More great screengrabs and some (not so great) gabbing to go with them.
These first two drawings were placed together on the DVD but I don't think they were meant to be in continuity together - the blue spots on the second drawing would suggest that they are from the part when Mim is sick, and her attitude when she's sick would be totally different from her attitude in the first sketch.
Here's the cool thing about this sketch: how Bill made it clear she was SNEEZING out the flames and not intentionally spitting fire. If we had the anticipation drawing, that would clarify that action for sure, but here you can tell it's accidental by the way her body is being thrown back, particularly the foot that is up in the air. If Mim was breathing fire in a purposeful, menacing way (as she does before she gets sick) both feet would be on the ground and she would be aggresively leaning forward in a threatening way, I'm sure. Here she's clearly off balance, tossed back as you are when you sneeze. Her expression - especially the way the eye is handled - reads as a sneeze. Her eyebrows would be lowered in a menacing glare if she was angrily directing the fire at Merlin. The gesture of the hand - it looks like it's flinching - seems very accidental as well. If she was being threatening I'm sure it would be more of a fist or a scary-looking claw.

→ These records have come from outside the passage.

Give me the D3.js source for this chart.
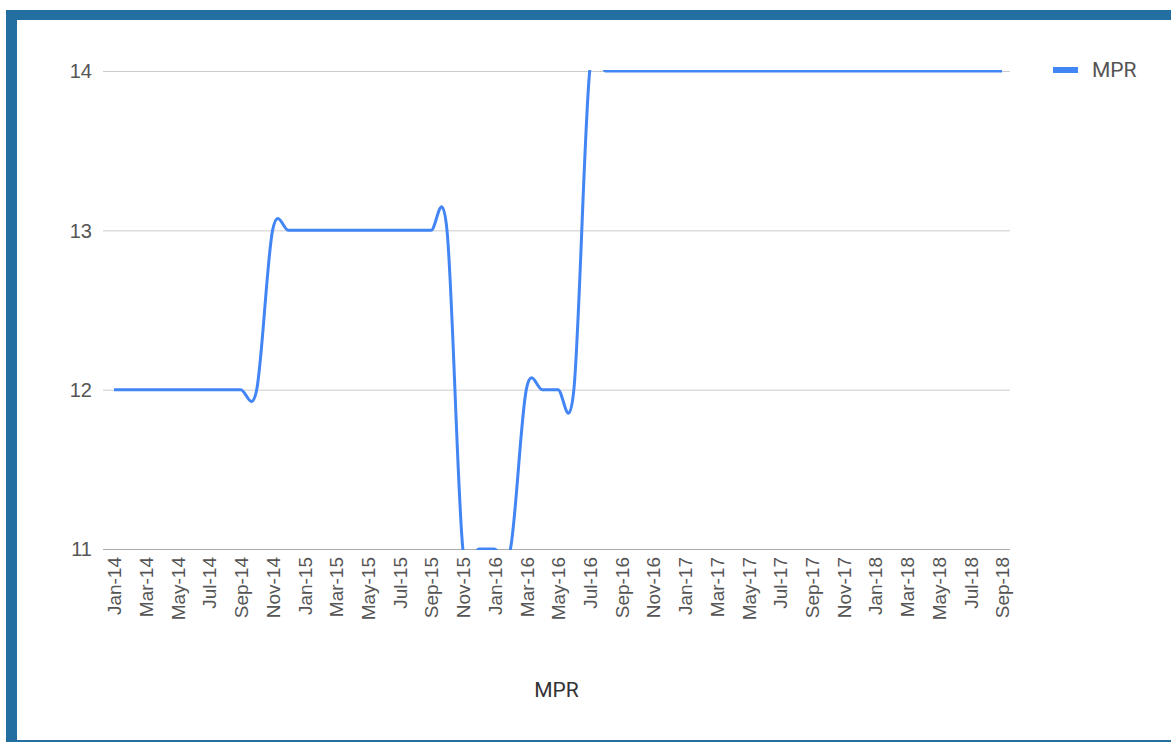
<!DOCTYPE html>
<html>
<head>
<meta charset="utf-8">
<script src="https://cdn.jsdelivr.net/npm/d3@7"></script>
<style>
    body { margin: 0; background: #fff; }
    svg { display: block; font-family: Roboto, Arial, sans-serif; }
</style>
</head>
<body>
<div class="chart"></div>
<script>
(function () {
    'use strict';

    // monthly categories, Jan-14 .. Sep-18
    const months = [
        'Jan-14', 'Feb-14', 'Mar-14', 'Apr-14', 'May-14', 'Jun-14', 'Jul-14', 'Aug-14', 'Sep-14', 'Oct-14', 'Nov-14', 'Dec-14',
        'Jan-15', 'Feb-15', 'Mar-15', 'Apr-15', 'May-15', 'Jun-15', 'Jul-15', 'Aug-15', 'Sep-15', 'Oct-15', 'Nov-15', 'Dec-15',
        'Jan-16', 'Feb-16', 'Mar-16', 'Apr-16', 'May-16', 'Jun-16', 'Jul-16', 'Aug-16', 'Sep-16', 'Oct-16', 'Nov-16', 'Dec-16',
        'Jan-17', 'Feb-17', 'Mar-17', 'Apr-17', 'May-17', 'Jun-17', 'Jul-17', 'Aug-17', 'Sep-17', 'Oct-17', 'Nov-17', 'Dec-17',
        'Jan-18', 'Feb-18', 'Mar-18', 'Apr-18', 'May-18', 'Jun-18', 'Jul-18', 'Aug-18', 'Sep-18'
    ];

    const mpr = [
        12, 12, 12, 12, 12, 12, 12, 12, 12, 12, 13, 13,
        13, 13, 13, 13, 13, 13, 13, 13, 13, 13, 11, 11,
        11, 11, 12, 12, 12, 12, 14, 14, 14, 14, 14, 14,
        14, 14, 14, 14, 14, 14, 14, 14, 14, 14, 14, 14,
        14, 14, 14, 14, 14, 14, 14, 14, 14
    ];

    const xTickLabels = months.filter(function (m, i) { return i % 2 === 0; });
    const yTicks = [11, 12, 13, 14];
    const seriesName = 'MPR';
    const axisTitle = 'MPR';

    const W = 1171, H = 742;
    const plot = { left: 103, right: 1010, top: 71, bottom: 549 };
    const lineColor = '#4285f4';
    const frameColor = '#236fa1';

    const svg = d3.select('.chart').append('svg').attr('width', W).attr('height', H);

    svg.append('rect').attr('width', W).attr('height', H).attr('fill', '#fff');

    // blue frame (top, left, bottom; right side is cut off)
    svg.append('rect').attr('x', 6).attr('y', 10).attr('width', W - 6).attr('height', 10).attr('fill', frameColor);
    svg.append('rect').attr('x', 6).attr('y', 10).attr('width', 11).attr('height', H - 10).attr('fill', frameColor);
    svg.append('rect').attr('x', 6).attr('y', 740).attr('width', W - 6).attr('height', 2).attr('fill', frameColor);

    const x = d3.scalePoint().domain(months).range([114, 1002]);
    const y = d3.scaleLinear().domain([11, 14]).range([plot.bottom, plot.top]);

    // gridlines + y labels
    const yAxis = d3.axisLeft(y).tickValues(yTicks).tickFormat(d3.format('d'))
        .tickSize(-(plot.right - plot.left)).tickPadding(11);
    svg.append('g').attr('class', 'y-axis').attr('transform', 'translate(' + plot.left + ',0)').call(yAxis)
        .call(function (g) {
            g.select('.domain').remove();
            g.selectAll('line').attr('stroke', function (d) { return d === 11 ? '#aaa' : '#ccc'; });
            g.selectAll('text').attr('fill', '#555').style('font-size', '20px').attr('dy', '0.34em');
        });

    // x labels
    const xAxis = d3.axisBottom(x).tickValues(xTickLabels).tickSize(0);
    svg.append('g').attr('class', 'x-axis').attr('transform', 'translate(0,' + plot.bottom + ')').call(xAxis)
        .call(function (g) {
            g.select('.domain').remove();
            g.selectAll('text')
                .attr('fill', '#555')
                .style('font-size', '19px')
                .attr('text-anchor', 'end')
                .attr('transform', 'rotate(-90)')
                .attr('x', -8)
                .attr('y', 0)
                .attr('dy', '0.36em');
        });

    svg.append('defs').append('clipPath').attr('id', 'plot-clip')
        .append('rect')
        .attr('x', plot.left).attr('y', plot.top - 1)
        .attr('width', plot.right - plot.left).attr('height', plot.bottom - plot.top + 2);

    const line = d3.line()
        .x(function (d, i) { return x(months[i]); })
        .y(function (d) { return y(d); })
        .curve(d3.curveCardinal.tension(0));

    svg.append('path')
        .datum(mpr)
        .attr('clip-path', 'url(#plot-clip)')
        .attr('fill', 'none')
        .attr('stroke', lineColor)
        .attr('stroke-width', 3)
        .attr('stroke-linejoin', 'round')
        .attr('d', line);

    // axis title
    svg.append('text').text(axisTitle)
        .attr('x', (plot.left + plot.right) / 2).attr('y', 697)
        .attr('text-anchor', 'middle').attr('fill', '#333').style('font-size', '21px');

    // legend
    const legend = svg.append('g').attr('class', 'legend');
    legend.append('rect').attr('x', 1053).attr('y', 67).attr('width', 25).attr('height', 6).attr('fill', lineColor);
    legend.append('text').text(seriesName).attr('x', 1092).attr('y', 70).attr('dy', '0.35em')
        .attr('fill', '#555').style('font-size', '21px');
}());
</script>
</body>
</html>
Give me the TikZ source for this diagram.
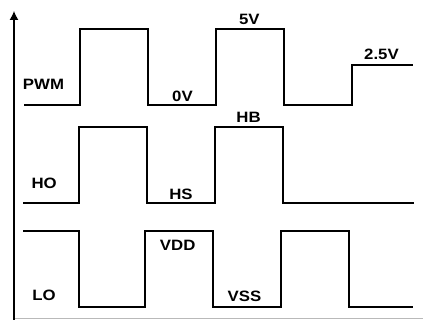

Wart and the Owl almost get cooked.
On this next one, I like how Bill threw Wart and the Owl's faces into silhouette because their expressions are incidental to the meaning of the sketch. The focus is on the letters on the board, not how either one of them feels about it. And you wouldn't really see much of either one of their faces from this angle anyway. The greatest contrast - black on white - is reserved for the area where he wants you to look: the area around their faces and the chalk. The lighting doesn't particularly follow a logical plan but it works well to frame the figures.
Nice composition - the three objects of interest aren't in a straight line. They form a triangle between the gears, Wart and the Owl. There's black-on-white on the gears and on the Owl to help draw your eye, and on the chair above Wart as well. I like how the area in front of his face is clear to give his look some room to breathe. And the areas of clutter and detail - the skull, books, beakers and the rest - are covered with tone to help pull it all together and keep it from distracting from the real emphasis - the two figures and the gears. I can't help but admire the way that box behind the owl's head forms a shape that helps to frame the owl's face. And in a subtle way the shape of the table top and the side of the table seem to form an arrow that points to the machinery.
And lastly....why, that's just a damn fine drawing of a dodo.